The next morning, I walked into a steamy kitchen and saw Sarah brewing tea by the gallons, or so it seemed. Steeping in the hot water was a plump gauze bag filled with mullein leaf fragments. As Sarah lowered the yarn into the dye bath and swirled it with a wooden dowel rod, she said, “Mom, help me watch this pot? If it boils, the wool fibers might be damaged.”

Mousy yellow, that’s how I would describe the end result. Not pretty!

We were disappointed, but not discouraged. We kept on experimenting. We gathered Queen Anne’s lace and produced a pale green dye. We braved the chiggers and picked blackberries, staining our fingertips purple but dyeing cloth gray. Dye from pokeweed berries was a dud.
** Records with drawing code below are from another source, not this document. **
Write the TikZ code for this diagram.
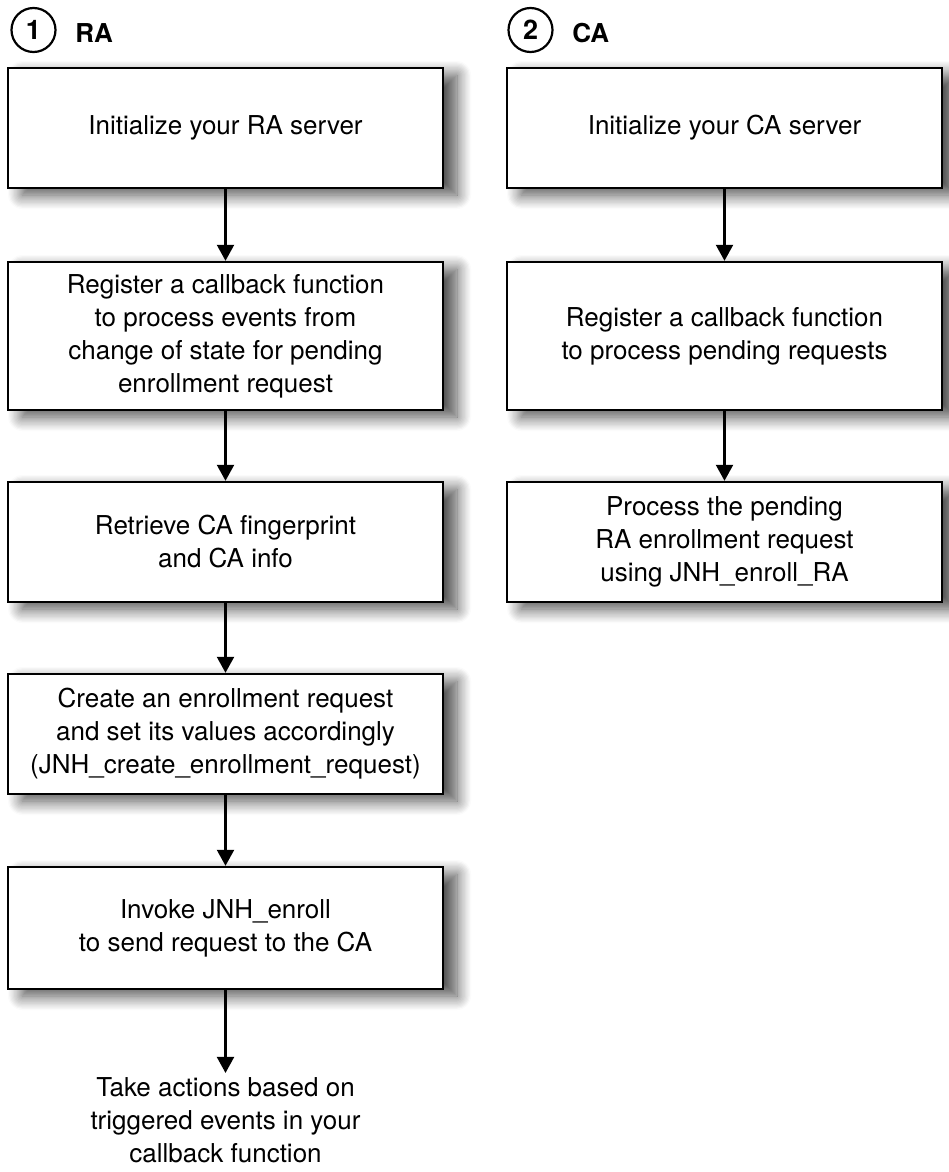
\documentclass[tikz,border=0pt]{standalone}
\usepackage{fontspec}
\setmainfont{TeX Gyre Heros}
\usetikzlibrary{arrows.meta, shadows.blur}

\tikzset{
  stepbox/.style={draw, line width=1.2pt, fill=white, minimum width=217.5pt, minimum height=60pt,
    align=center, font=\fontsize{13}{16.5}\selectfont,
    blur shadow={shadow xshift=7pt, shadow yshift=-3.5pt, shadow blur radius=7pt, shadow opacity=70, shadow blur steps=12}},
  flow/.style={-{Triangle[length=8pt, width=8.5pt]}, line width=1.1pt},
  numcirc/.style={circle, draw, line width=1.1pt, minimum size=22pt, inner sep=0pt, font=\fontsize{13.5}{15}\selectfont\bfseries},
  colhead/.style={anchor=west, inner sep=0pt, font=\fontsize{13}{15}\selectfont\bfseries}
}

\begin{document}
\begin{tikzpicture}[x=0.5pt, y=-0.5pt]
\useasboundingbox (0,0) rectangle (948,1172);

% column headers
\node (n1) at (33.5, 30) [numcirc] {1};
\node (h1) at (75, 33) [colhead] {RA};
\node (n2) at (530.5, 30) [numcirc] {2};
\node (h2) at (572, 33) [colhead] {CA};

% RA side
\node (ra1) at (225.5, 128) [stepbox] {Initialize your RA server};
\node (ra2) at (225.5, 336) [stepbox, minimum height=74pt] {Register a callback function\\ to process events from\\ change of state for pending\\ enrollment request};
\node (ra3) at (225.5, 542) [stepbox] {Retrieve CA fingerprint\\ and CA info};
\node (ra4) at (225.5, 734) [stepbox] {Create an enrollment request\\ and set its values accordingly\\ (JNH\_create\_enrollment\_request)};
\node (ra5) at (225.5, 928) [stepbox, minimum height=61pt] {Invoke JNH\_enroll\\ to send request to the CA};
\node (ra6) at (225.5, 1120) [align=center, inner sep=2pt, font=\fontsize{13}{16.5}\selectfont] {Take actions based on\\ triggered events in your\\ callback function};

% CA side
\node (ca1) at (724.5, 128) [stepbox] {Initialize your CA server};
\node (ca2) at (724.5, 336) [stepbox, minimum height=74pt] {Register a callback function\\ to process pending requests};
\node (ca3) at (724.5, 542) [stepbox] {Process the pending\\ RA enrollment request\\ using JNH\_enroll\_RA};

\draw[flow] (ra1) -- (ra2);
\draw[flow] (ra2) -- (ra3);
\draw[flow] (ra3) -- (ra4);
\draw[flow] (ra4) -- (ra5);
\draw[flow] (ra5) -- (ra6);
\draw[flow] (ca1) -- (ca2);
\draw[flow] (ca2) -- (ca3);
\end{tikzpicture}
\end{document}
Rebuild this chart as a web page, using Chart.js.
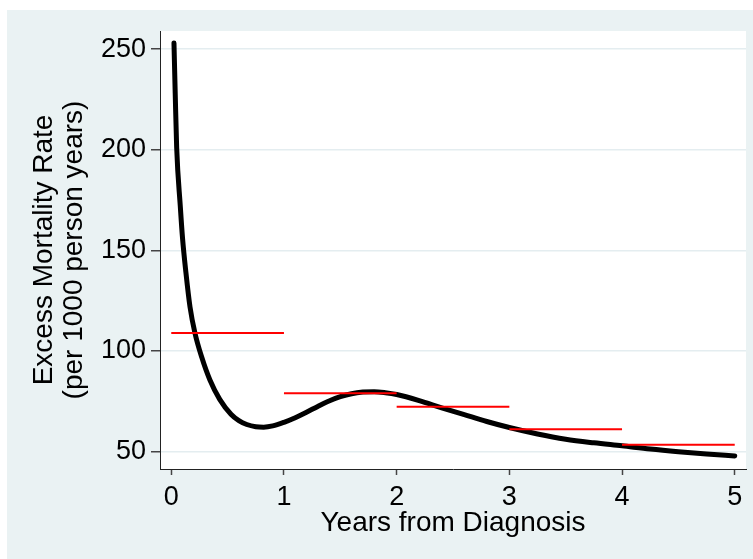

Then, one afternoon in July, we unexpectedly discovered the plant which gave us a beautiful color. I had heard one of our cows bawling, expressing maternal concern of the bovine kind. Sarah and I went in search of the errant calf. We spotted it contentedly lying in the shade of the big burr oak tree on the wrong side of the fence. We crossed the fence and made our way through the tall prairie grasses. The calf got up, found the spot in the fence where it had squeezed through, and trotted over to its mother. Sarah and I ambled back through the prairie, picking wildflowers as we went.

Tickseed or lance-leaved coreopsis is a native prairie plant with daisy-like flowers of eight rays encircling a center of numerous florets. The lovely yellow of this wildflower is less golden than that of Black-eyed Susans but is more vibrant than dandelion yellow. When silk fabric is tinted by the dye derived from coreopsis, the color is dazzling!